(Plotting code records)
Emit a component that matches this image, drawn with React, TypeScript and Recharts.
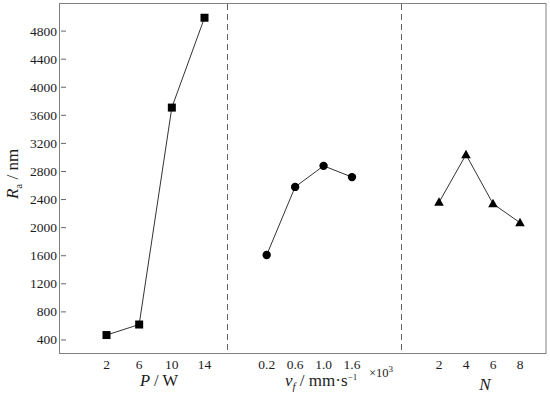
import { LineChart, Line, XAxis, YAxis } from 'recharts'

const yTicks = [400, 800, 1200, 1600, 2000, 2400, 2800, 3200, 3600, 4000, 4400, 4800]

const powerLevels = ['2', '6', '10', '14']
const raByPower = [470, 620, 3710, 4990]

const speedLevels = ['0.2', '0.6', '1.0', '1.6']
const raBySpeed = [1610, 2580, 2880, 2720]

const passLevels = ['2', '4', '6', '8']
const raByPasses = [2360, 3040, 2340, 2070]

const serif = 'Liberation Serif'
const ink = '#1c1c1c'
const H = 397

const toRows = (levels: string[], values: number[]) =>
    levels.map((level, i) => ({ level, ra: values[i] }))

function SquareDot(props: any) {
    const { cx, cy, index } = props
    if (cx == null || cy == null) return <g key={index} />
    return <rect key={index} x={cx - 4} y={cy - 4} width={8} height={8} fill="#000" />
}

function CircleDot(props: any) {
    const { cx, cy, index } = props
    if (cx == null || cy == null) return <g key={index} />
    return <circle key={index} cx={cx} cy={cy} r={4.2} fill="#000" />
}

function TriangleDot(props: any) {
    const { cx, cy, index } = props
    if (cx == null || cy == null) return <g key={index} />
    return (
        <polygon
            key={index}
            points={`${cx},${cy - 5} ${cx - 4.8},${cy + 3.5} ${cx + 4.8},${cy + 3.5}`}
            fill="#000"
        />
    )
}

function YTick({ x, y, payload }: any) {
    return (
        <g>
            <text x={x} y={y} dy={4.5} textAnchor="end" fontSize={13.5} fontFamily={serif} fill={ink}>
                {payload.value}
            </text>
            <line x1={x + 4} x2={x + 9} y1={y} y2={y} stroke="#666" />
        </g>
    )
}

function XTick({ x, y, payload }: any) {
    return (
        <text x={x} y={y} dy={9.5} textAnchor="middle" fontSize={13.5} fontFamily={serif} fill={ink}>
            {payload.value}
        </text>
    )
}

interface PanelProps {
    left: number
    width: number
    rows: { level: string; ra: number }[]
    padding: { left: number; right: number }
    dot: (props: any) => any
    withYAxis?: boolean
}

function Panel({ left, width, rows, padding, dot, withYAxis }: PanelProps) {
    return (
        <LineChart
            width={width}
            height={H}
            data={rows}
            margin={{ top: 3, right: 0, bottom: 0, left: 0 }}
            style={{ position: 'absolute', left, top: 0 }}
        >
            <XAxis
                dataKey="level"
                type="category"
                padding={padding}
                height={43}
                axisLine={false}
                tickLine={false}
                tickSize={0}
                tickMargin={5}
                interval={0}
                tick={<XTick />}
            />
            <YAxis
                type="number"
                domain={[200, 5200]}
                ticks={yTicks}
                interval={0}
                hide={!withYAxis}
                width={60}
                axisLine={false}
                tickLine={false}
                tickSize={0}
                tickMargin={3}
                tick={<YTick />}
            />
            <Line
                dataKey="ra"
                stroke="#333"
                strokeWidth={1}
                dot={dot}
                activeDot={false}
                isAnimationActive={false}
            />
        </LineChart>
    )
}

export default function App() {
    return (
        <div style={{ position: 'absolute', left: 0, top: 0, width: 550, height: H, background: '#fff' }}>
            <Panel
                left={0}
                width={228}
                rows={toRows(powerLevels, raByPower)}
                padding={{ left: 46.5, right: 23.5 }}
                dot={SquareDot}
                withYAxis
            />
            <Panel
                left={228}
                width={173}
                rows={toRows(speedLevels, raBySpeed)}
                padding={{ left: 38.7, right: 49 }}
                dot={CircleDot}
            />
            <Panel
                left={401}
                width={145}
                rows={toRows(passLevels, raByPasses)}
                padding={{ left: 38, right: 26 }}
                dot={TriangleDot}
            />
            <svg
                width={550}
                height={H}
                style={{ position: 'absolute', left: 0, top: 0, pointerEvents: 'none' }}
                fill={ink}
                fontFamily={serif}
            >
                {/* frame and panel dividers */}
                <rect x={59.5} y={3.5} width={486.5} height={350} fill="none" stroke="#808080" />
                <line x1={227.5} x2={227.5} y1={4} y2={353} stroke="#606060" strokeDasharray="6 4" />
                <line x1={401.5} x2={401.5} y1={4} y2={353} stroke="#606060" strokeDasharray="6 4" />

                {/* y title */}
                <text transform="translate(18,174) rotate(-90)" textAnchor="middle" fontSize={17}>
                    <tspan fontStyle="italic">R</tspan>
                    <tspan fontSize={11} dy={4}>a</tspan>
                    <tspan dy={-4}>{'  / nm'}</tspan>
                </text>

                {/* x titles */}
                <text x={159} y={386} textAnchor="middle" fontSize={16.5}>
                    <tspan fontStyle="italic">P</tspan>
                    <tspan>{' / W'}</tspan>
                </text>
                <text x={285} y={386} fontSize={17}>
                    <tspan fontStyle="italic">v</tspan>
                    <tspan fontStyle="italic" fontSize={11} dy={4}>f</tspan>
                    <tspan dy={-4}>{'  / mm·s'}</tspan>
                    <tspan fontSize={9} dy={-6}>−1</tspan>
                </text>
                <text x={369} y={377} fontSize={12.5}>
                    <tspan>×10</tspan>
                    <tspan fontSize={9} dy={-5}>3</tspan>
                </text>
                <text x={485} y={390} textAnchor="middle" fontStyle="italic" fontSize={17}>
                    N
                </text>
            </svg>
        </div>
    )
}
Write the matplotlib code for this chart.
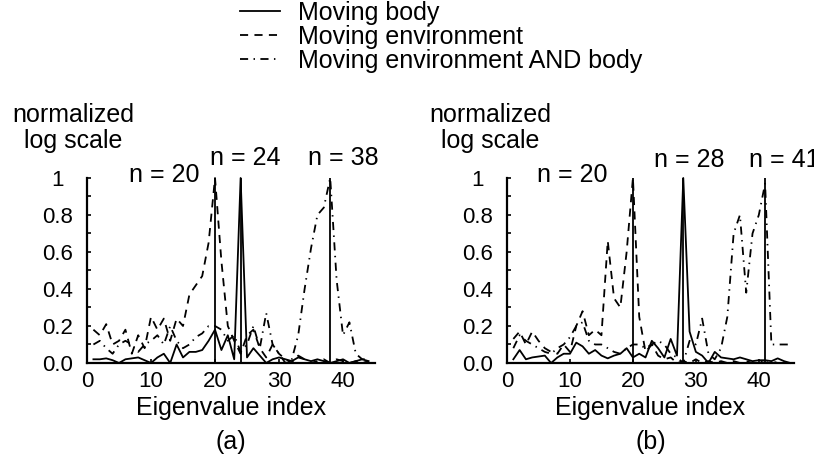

== Problem to solve ==
Transcribe the records above exactly, leaving out every picture.

== Task solution ==
Emit a component that matches this image, drawn with React, TypeScript and Recharts.
import { LineChart, Line, XAxis, YAxis } from 'recharts'

const yTicks = [400, 800, 1200, 1600, 2000, 2400, 2800, 3200, 3600, 4000, 4400, 4800]

const powerLevels = ['2', '6', '10', '14']
const raByPower = [470, 620, 3710, 4990]

const speedLevels = ['0.2', '0.6', '1.0', '1.6']
const raBySpeed = [1610, 2580, 2880, 2720]

const passLevels = ['2', '4', '6', '8']
const raByPasses = [2360, 3040, 2340, 2070]

const serif = 'Liberation Serif'
const ink = '#1c1c1c'
const H = 397

const toRows = (levels: string[], values: number[]) =>
    levels.map((level, i) => ({ level, ra: values[i] }))

function SquareDot(props: any) {
    const { cx, cy, index } = props
    if (cx == null || cy == null) return <g key={index} />
    return <rect key={index} x={cx - 4} y={cy - 4} width={8} height={8} fill="#000" />
}

function CircleDot(props: any) {
    const { cx, cy, index } = props
    if (cx == null || cy == null) return <g key={index} />
    return <circle key={index} cx={cx} cy={cy} r={4.2} fill="#000" />
}

function TriangleDot(props: any) {
    const { cx, cy, index } = props
    if (cx == null || cy == null) return <g key={index} />
    return (
        <polygon
            key={index}
            points={`${cx},${cy - 5} ${cx - 4.8},${cy + 3.5} ${cx + 4.8},${cy + 3.5}`}
            fill="#000"
        />
    )
}

function YTick({ x, y, payload }: any) {
    return (
        <g>
            <text x={x} y={y} dy={4.5} textAnchor="end" fontSize={13.5} fontFamily={serif} fill={ink}>
                {payload.value}
            </text>
            <line x1={x + 4} x2={x + 9} y1={y} y2={y} stroke="#666" />
        </g>
    )
}

function XTick({ x, y, payload }: any) {
    return (
        <text x={x} y={y} dy={9.5} textAnchor="middle" fontSize={13.5} fontFamily={serif} fill={ink}>
            {payload.value}
        </text>
    )
}

interface PanelProps {
    left: number
    width: number
    rows: { level: string; ra: number }[]
    padding: { left: number; right: number }
    dot: (props: any) => any
    withYAxis?: boolean
}

function Panel({ left, width, rows, padding, dot, withYAxis }: PanelProps) {
    return (
        <LineChart
            width={width}
            height={H}
            data={rows}
            margin={{ top: 3, right: 0, bottom: 0, left: 0 }}
            style={{ position: 'absolute', left, top: 0 }}
        >
            <XAxis
                dataKey="level"
                type="category"
                padding={padding}
                height={43}
                axisLine={false}
                tickLine={false}
                tickSize={0}
                tickMargin={5}
                interval={0}
                tick={<XTick />}
            />
            <YAxis
                type="number"
                domain={[200, 5200]}
                ticks={yTicks}
                interval={0}
                hide={!withYAxis}
                width={60}
                axisLine={false}
                tickLine={false}
                tickSize={0}
                tickMargin={3}
                tick={<YTick />}
            />
            <Line
                dataKey="ra"
                stroke="#333"
                strokeWidth={1}
                dot={dot}
                activeDot={false}
                isAnimationActive={false}
            />
        </LineChart>
    )
}

export default function App() {
    return (
        <div style={{ position: 'absolute', left: 0, top: 0, width: 550, height: H, background: '#fff' }}>
            <Panel
                left={0}
                width={228}
                rows={toRows(powerLevels, raByPower)}
                padding={{ left: 46.5, right: 23.5 }}
                dot={SquareDot}
                withYAxis
            />
            <Panel
                left={228}
                width={173}
                rows={toRows(speedLevels, raBySpeed)}
                padding={{ left: 38.7, right: 49 }}
                dot={CircleDot}
            />
            <Panel
                left={401}
                width={145}
                rows={toRows(passLevels, raByPasses)}
                padding={{ left: 38, right: 26 }}
                dot={TriangleDot}
            />
            <svg
                width={550}
                height={H}
                style={{ position: 'absolute', left: 0, top: 0, pointerEvents: 'none' }}
                fill={ink}
                fontFamily={serif}
            >
                {/* frame and panel dividers */}
                <rect x={59.5} y={3.5} width={486.5} height={350} fill="none" stroke="#808080" />
                <line x1={227.5} x2={227.5} y1={4} y2={353} stroke="#606060" strokeDasharray="6 4" />
                <line x1={401.5} x2={401.5} y1={4} y2={353} stroke="#606060" strokeDasharray="6 4" />

                {/* y title */}
                <text transform="translate(18,174) rotate(-90)" textAnchor="middle" fontSize={17}>
                    <tspan fontStyle="italic">R</tspan>
                    <tspan fontSize={11} dy={4}>a</tspan>
                    <tspan dy={-4}>{'  / nm'}</tspan>
                </text>

                {/* x titles */}
                <text x={159} y={386} textAnchor="middle" fontSize={16.5}>
                    <tspan fontStyle="italic">P</tspan>
                    <tspan>{' / W'}</tspan>
                </text>
                <text x={285} y={386} fontSize={17}>
                    <tspan fontStyle="italic">v</tspan>
                    <tspan fontStyle="italic" fontSize={11} dy={4}>f</tspan>
                    <tspan dy={-4}>{'  / mm·s'}</tspan>
                    <tspan fontSize={9} dy={-6}>−1</tspan>
                </text>
                <text x={369} y={377} fontSize={12.5}>
                    <tspan>×10</tspan>
                    <tspan fontSize={9} dy={-5}>3</tspan>
                </text>
                <text x={485} y={390} textAnchor="middle" fontStyle="italic" fontSize={17}>
                    N
                </text>
            </svg>
        </div>
    )
}
Write the matplotlib code for this chart.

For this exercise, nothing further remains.